We got up early Friday morning to begin our trip, but it was only a couple of hours of standing beside the high way later that we finally got a ride. (It might have been a long wait, but it was worth it to watch Ann yell at passing drivers with obviously enough room to accommodate us.) The driver was very friendly and took us as far as Xai-Xai, a little less than half way to Maputo, our destination for the day. Along the way we saw multiple rainbows, one continuing through the color spectrum twice with an additional full rainbow slightly above - a triple rainbow I guess. We hadn't even gotten out of our first ride in Xai-Xai when Scooter spotted our next potential ride, so while Ann and I collected our bags and thanked the first driver, Scooter had already run up to the window of the next car and secured us another ride. What initially seemed to be an awkward ride with two unfriendly South Africans turned out to be the best boleia ever - even topping the one we got back from Swaziland. Small talk gradually opened up into fascinating stories of how the driver, Willem (pronounced like "villain" with an "m" at the end), had traveled the world: all 50 states, all of Europe and good deal of other countries though he admitted to have never been to Antarctica. He had to make a two hour detour two check on the lodge he owned in Macaneta and offered to let us out so we could continue to hitchhike into Maputo, but we decided to just go with him and wait. His lodge was located on an island separated from the mainland by only about 400 meters of water, but with a slow moving ferry as the only means of crossing the channel, it was pretty isolated from civilization. The way he talked about interacting with the local community - with respect and concern for (or at least awareness of) the problems affecting it - he reminded us a lot of John and Yvett and the attitude they took to interacting with the local community. In any case, in was a refreshing relief from the much too common alternative of foreigners coming in and opening businesses with concerns only for the money they make and not the culture they might be disrupting or exploiting.

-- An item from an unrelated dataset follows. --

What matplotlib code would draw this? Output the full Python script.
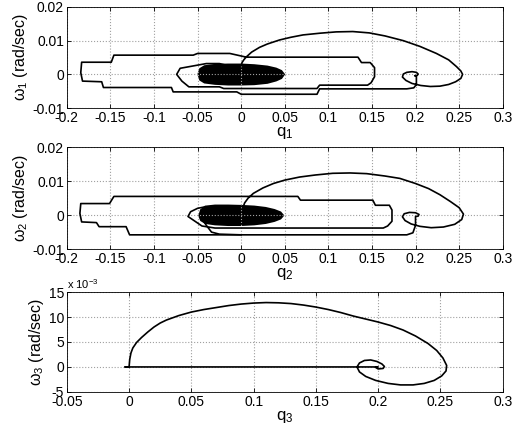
import matplotlib.pyplot as plt
import numpy as np
from matplotlib.ticker import FuncFormatter

plt.rcParams['font.family'] = ['Liberation Sans', 'DejaVu Sans']
plt.rcParams['mathtext.fontset'] = 'custom'
plt.rcParams['mathtext.rm'] = 'Liberation Sans'
plt.rcParams['mathtext.it'] = 'Liberation Sans'

# phase portrait of joint 1 (q in rad, w in 1e-3 rad/sec)
q1 = [0.0, 0.001, 0.003, 0.006, 0.012, 0.021, 0.03, 0.044, 0.057, 0.071, 0.09, 0.109, 0.128, 0.147,
      0.165, 0.186, 0.205, 0.224, 0.238, 0.247, 0.252, 0.254, 0.252, 0.246, 0.238, 0.228, 0.217,
      0.206, 0.196, 0.189, 0.185, 0.186, 0.19, 0.196, 0.201, 0.203, 0.202, 0.199, 0.201,
      0.201, 0.198, 0.19, 0.09, 0.087, 0.0, -0.005, -0.078, -0.08, -0.158, -0.16, -0.182, -0.184,
      -0.183, -0.149, -0.146, -0.055, -0.05, -0.013, 0.006, 0.134, 0.138, 0.148, 0.153, 0.153, 0.149,
      0.145, 0.09, 0.087, -0.02, -0.025, -0.06, -0.068, -0.074, -0.07, -0.055, -0.04, -0.025, -0.015]
w1 = [2.6, 3.5, 4.3, 5.2, 6.6, 8.0, 9.0, 10.2, 11.0, 11.7, 12.2, 12.6, 12.7, 12.3,
      11.4, 10.0, 8.3, 6.2, 4.3, 2.3, 1.0, 0.0, -1.2, -2.2, -3.0, -3.5, -3.6,
      -3.3, -2.7, -1.8, -0.8, 0.1, 0.6, 0.8, 0.6, 0.1, -0.3, -0.4, -0.6,
      -3.0, -4.0, -4.3, -4.3, -5.9, -5.9, -5.2, -5.2, -3.9, -3.9, -2.2, -2.0, 0.5,
      3.6, 3.6, 5.7, 5.7, 6.2, 6.2, 5.1, 5.1, 3.5, 3.5, 2.0, -0.7, -2.5,
      -3.2, -3.2, -4.2, -4.2, -3.7, -3.7, -2.0, 0.0, 1.8, 2.5, 3.2, 3.2, 2.6]
# dense oscillation around the origin, drawn as a solid region
blob1_q = [-0.049, -0.047, -0.042, -0.03, -0.015, 0.0, 0.015, 0.03, 0.04, 0.046, 0.049,
           0.046, 0.04, 0.03, 0.015, 0.0, -0.015, -0.03, -0.042, -0.047]
blob1_w = [0.0, 1.6, 2.4, 2.8, 2.9, 2.9, 2.7, 2.3, 1.7, 1.0, 0.0,
           -1.1, -1.8, -2.5, -2.9, -3.0, -3.0, -2.8, -2.4, -1.6]

# joint 2
q2 = [0.002, 0.004, 0.008, 0.014, 0.025, 0.037, 0.05, 0.067, 0.085, 0.105, 0.125, 0.144, 0.165,
      0.182, 0.2, 0.215, 0.228, 0.24, 0.25, 0.255, 0.253, 0.245, 0.232, 0.218, 0.205, 0.195,
      0.188, 0.185, 0.187, 0.193, 0.2, 0.204, 0.203, 0.2,
      0.2, 0.197, 0.19, -0.128, -0.132, -0.163, -0.166, -0.183, -0.185, -0.184, -0.151, -0.146,
      0.065, 0.068, 0.151, 0.154, 0.17, 0.173, 0.173, 0.168, 0.163, -0.03, -0.045, -0.061, -0.058,
      -0.05, -0.042]
w2 = [2.2, 3.6, 5.0, 6.4, 8.0, 9.3, 10.3, 11.2, 11.8, 12.3, 12.4, 12.2, 11.5,
      10.8, 9.3, 7.8, 6.0, 4.0, 2.2, 0.3, -1.3, -2.7, -3.5, -3.7, -3.3, -2.6,
      -1.6, -0.5, 0.4, 0.8, 0.7, 0.2, -0.3, -0.4,
      -3.0, -5.2, -5.8, -5.8, -3.4, -3.4, -2.2, -2.0, 0.5, 3.4, 3.4, 5.5,
      5.5, 4.4, 4.4, 2.9, 2.9, 1.5, -1.8, -3.2, -3.8, -3.8, -3.2, -0.4, 1.0,
      2.0, 2.4]
q2b = [-0.045, -0.04, -0.034, -0.025, 0.0]
w2b = [-1.0, -3.0, -5.0, -5.6, -5.8]
blob2_q = [-0.048, -0.046, -0.041, -0.03, -0.015, 0.0, 0.015, 0.028, 0.038, 0.045, 0.048,
           0.045, 0.038, 0.028, 0.015, 0.0, -0.015, -0.03, -0.041, -0.046]
blob2_w = [-0.2, 1.5, 2.5, 2.8, 2.8, 2.7, 2.5, 2.1, 1.5, 0.8, -0.1,
           -1.0, -1.7, -2.3, -2.7, -2.9, -2.9, -2.7, -2.3, -1.5]

# joint 3 (w in 1e-3 rad/sec)
q3 = [-0.003, 0.0, 0.0005, 0.0015, 0.003, 0.006, 0.01, 0.015, 0.02, 0.025, 0.03, 0.04, 0.05,
      0.06, 0.07, 0.08, 0.09, 0.1, 0.11, 0.12, 0.13, 0.14, 0.15, 0.16, 0.17, 0.18, 0.19, 0.2,
      0.21, 0.22, 0.23, 0.24, 0.247, 0.252, 0.255, 0.2545, 0.251, 0.245, 0.237, 0.228, 0.218,
      0.208, 0.198, 0.19, 0.185, 0.183, 0.185, 0.189, 0.194, 0.199, 0.203, 0.205, 0.204, 0.2,
      0.198, 0.2, 0.0, -0.003]
w3 = [0.0, 0.0, 1.5, 2.8, 3.8, 4.9, 5.9, 7.0, 8.0, 8.8, 9.4, 10.3, 11.0,
      11.5, 11.9, 12.3, 12.6, 12.8, 12.9, 12.85, 12.7, 12.4, 12.0, 11.5, 10.9, 10.2, 9.6, 9.0,
      8.3, 7.4, 6.2, 4.7, 3.3, 1.8, 0.3, -0.8, -1.8, -2.7, -3.3, -3.6, -3.6,
      -3.3, -2.7, -1.9, -1.0, 0.0, 0.8, 1.3, 1.4, 1.1, 0.6, 0.1, -0.3, -0.4,
      -0.1, 0.0, 0.0, 0.0]

xticks12 = [-0.2, -0.15, -0.1, -0.05, 0, 0.05, 0.1, 0.15, 0.2, 0.25, 0.3]
yticks12 = [-0.01, 0, 0.01, 0.02]
xticks3 = [-0.05, 0, 0.05, 0.1, 0.15, 0.2, 0.25, 0.3]
yticks3 = [-5, 0, 5, 10, 15]

fmt = FuncFormatter(lambda v, p: '%g' % round(v, 6))


def style(ax):
    ax.grid(True, linestyle=':', color='#a0a0a0', linewidth=0.8)
    ax.tick_params(direction='in', length=3, width=0.6, labelsize=10, top=True, right=True,
                   pad=2)
    for s in ax.spines.values():
        s.set_linewidth(0.6)
    ax.xaxis.set_major_formatter(fmt)
    ax.yaxis.set_major_formatter(fmt)


fig = plt.figure(figsize=(5.14, 4.34), dpi=100)
ax1 = fig.add_axes([0.130, 0.751, 0.848, 0.233])
ax2 = fig.add_axes([0.130, 0.426, 0.848, 0.235])
ax3 = fig.add_axes([0.130, 0.097, 0.848, 0.230])

lw = 1.2
ax1.plot(q1, np.array(w1) * 1e-3, color='k', lw=lw)
ax1.fill(blob1_q, np.array(blob1_w) * 1e-3, color='k', lw=1.5)
ax2.plot(q2, np.array(w2) * 1e-3, color='k', lw=lw)
ax2.plot(q2b, np.array(w2b) * 1e-3, color='k', lw=lw)
ax2.fill(blob2_q, np.array(blob2_w) * 1e-3, color='k', lw=1.5)
ax3.plot(q3, w3, color='k', lw=lw)

for ax, n in [(ax1, 1), (ax2, 2)]:
    ax.set_xlim(-0.2, 0.3)
    ax.set_ylim(-0.01, 0.02)
    ax.set_xticks(xticks12)
    ax.set_yticks(yticks12)
    style(ax)
    ax.set_xlabel('q$_%d$' % n, fontsize=12, labelpad=0)
    ax.set_ylabel('ω$_%d$ (rad/sec)' % n, fontsize=11.5, labelpad=2)

ax3.set_xlim(-0.05, 0.3)
ax3.set_ylim(-5, 15)
ax3.set_xticks(xticks3)
ax3.set_yticks(yticks3)
style(ax3)
ax3.set_xlabel('q$_3$', fontsize=12, labelpad=0)
ax3.set_ylabel('ω$_3$ (rad/sec)', fontsize=11.5, labelpad=2)
ax3.text(0.0, 1.01, 'x 10$^{-3}$', transform=ax3.transAxes, fontsize=8, ha='left', va='bottom')

fig.savefig('out.png', dpi=100)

Scooter had been stressing out about not being able to purchase our bus tickets online, but this suddenly turned out to be a stroke of luck when Willem offered to take us all the way to Johannesburg, seeing as that's where they were headed the next day anyway. We happily agreed and set up a time and place to meet him in Maputo the next day to continue our journey.
While Scooter went to get some stuff taken care of for REDES, Ann, Erin, and I went to the USAID (United States Agency for International Development) compound to visit a family they had become close friends with and would be staying with that night. Polly and Mohamed are an amazing couple working in international development who have been all over the world together. They have three daughters, the older two (5 and 7) already being trilingual (the youngest is 3 and just starting to talk). After catching up withthe family, we went out to meet up with a large crowd of other PCV's who were in Maputo at the time. We hung out at the Teacher's bar and then went next door to Mundo's, probably the most famous restaurant in Maputo and easily identifiable by both the delicious aromas of pizza and the large vine draped tree growing out of the corner of the building.
Willem and Mark (the other guy in the car I forgot to mention) picked us up the next morning alongside the highway where we had a taxi drop us off. They now had a trailer where we could put all our bags, leaving the trunk empty for me to curl up in a nest of pillows and blankets they provided and fall asleep. In case I haven't emphasized the unpleasantness of crossing the Moz-SA border enough, we chose to go through Swaziland to completely avoid it, even though it required crossing two borders. Finally, they dropped us off in Johannesburg at the airport from which a man picked us up and took us to the hotel we were staying at. From there we went out again, meeting up with John, Yvett, and their daughter Simone for dinner. Being the first time we had been in actual civilization in ages, we overloaded on milkshakes, nachos, and real beef burgers, that put us all in a state of pleasure/feeling ready to burst by the end of the meal. When John went to take us home, we discovered one of his tired had gone flat, but luckily he had a spare and a (very poorly designed) jack and we were able to change the tire.